For GM, the market is watching whether electric vehicle investment can gradually evolve from a spending burden into a durable business driver.

Software Ambitions Matter

Another key part of GM’s long-term story is software. Modern vehicles are increasingly becoming connected platforms. Automakers are working to expand revenue through driver assistance systems, subscriptions, digital services, data tools, and in-vehicle technology.

For GM, software could help improve margins over time if adoption expands and customers respond well to paid digital features. However, this opportunity also requires heavy investment and strong execution.

The market is not only valuing GM as a vehicle manufacturer. It is also assessing whether the company can build a more technology-enabled mobility model.

Cash Flow Debate

The cash flow argument presents a more constructive view of GM.

Supporters of this view believe the company’s future cash generation may be stronger than cautious narratives imply. Traditional vehicle profits, disciplined spending, and improved electric vehicle economics could support a more favorable long-term valuation.

However, cash flow models depend heavily on assumptions. Small changes in margins, capital spending, vehicle demand, or electric vehicle adoption can lead to very different fair value outcomes.

That is why the gap between valuation views matters. It shows that GM’s market story is highly sensitive to expectations about execution and industry change.

Risk Factors Remain

General Motors (NYSE:GM) still faces several important risks. The auto industry is cyclical, meaning demand can shift with employment trends, financing conditions, fuel costs, and consumer confidence. Higher borrowing costs can make vehicle affordability more challenging, while supply chain disruptions can affect production planning.

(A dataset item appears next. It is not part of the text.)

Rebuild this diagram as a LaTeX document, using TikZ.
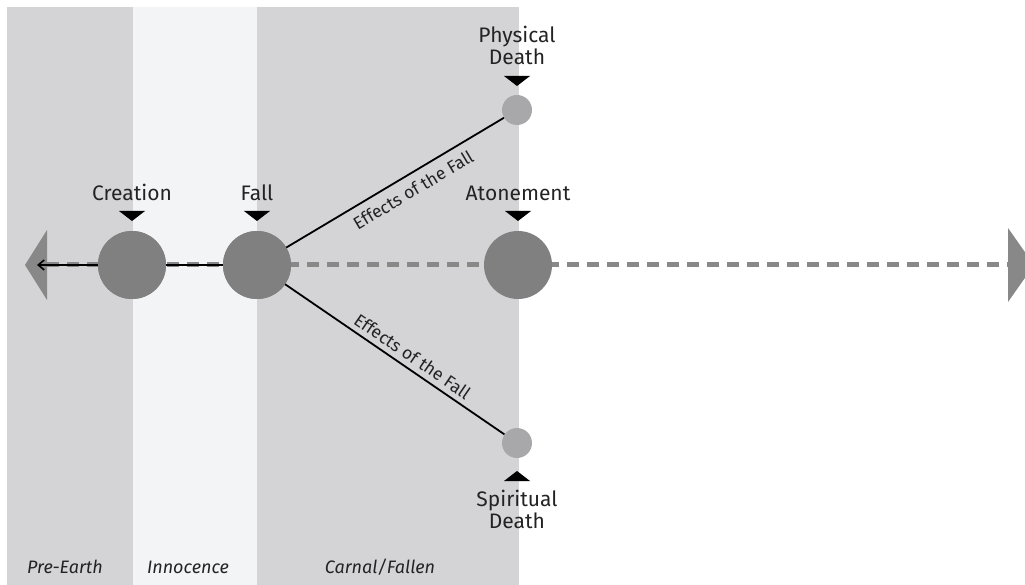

Competition is also intense. Traditional automakers and electric vehicle specialists are all fighting for market share across a rapidly changing industry.

Policy uncertainty adds another layer. Electric vehicle incentives, emissions rules, trade policy, and manufacturing regulations can all influence strategy and costs.

Frequently Asked Questions

  • Why is GM valuation being debated?
    Different models give different views based on future cash flows, traditional vehicle strength, and electric vehicle spending.
  • What is GM’s main challenge?
    GM must fund its electric vehicle and software transition while protecting its traditional vehicle business.
  • Which sector fits GM best?
    GM fits the consumer stock category because vehicle demand is closely tied to consumer spending and mobility needs.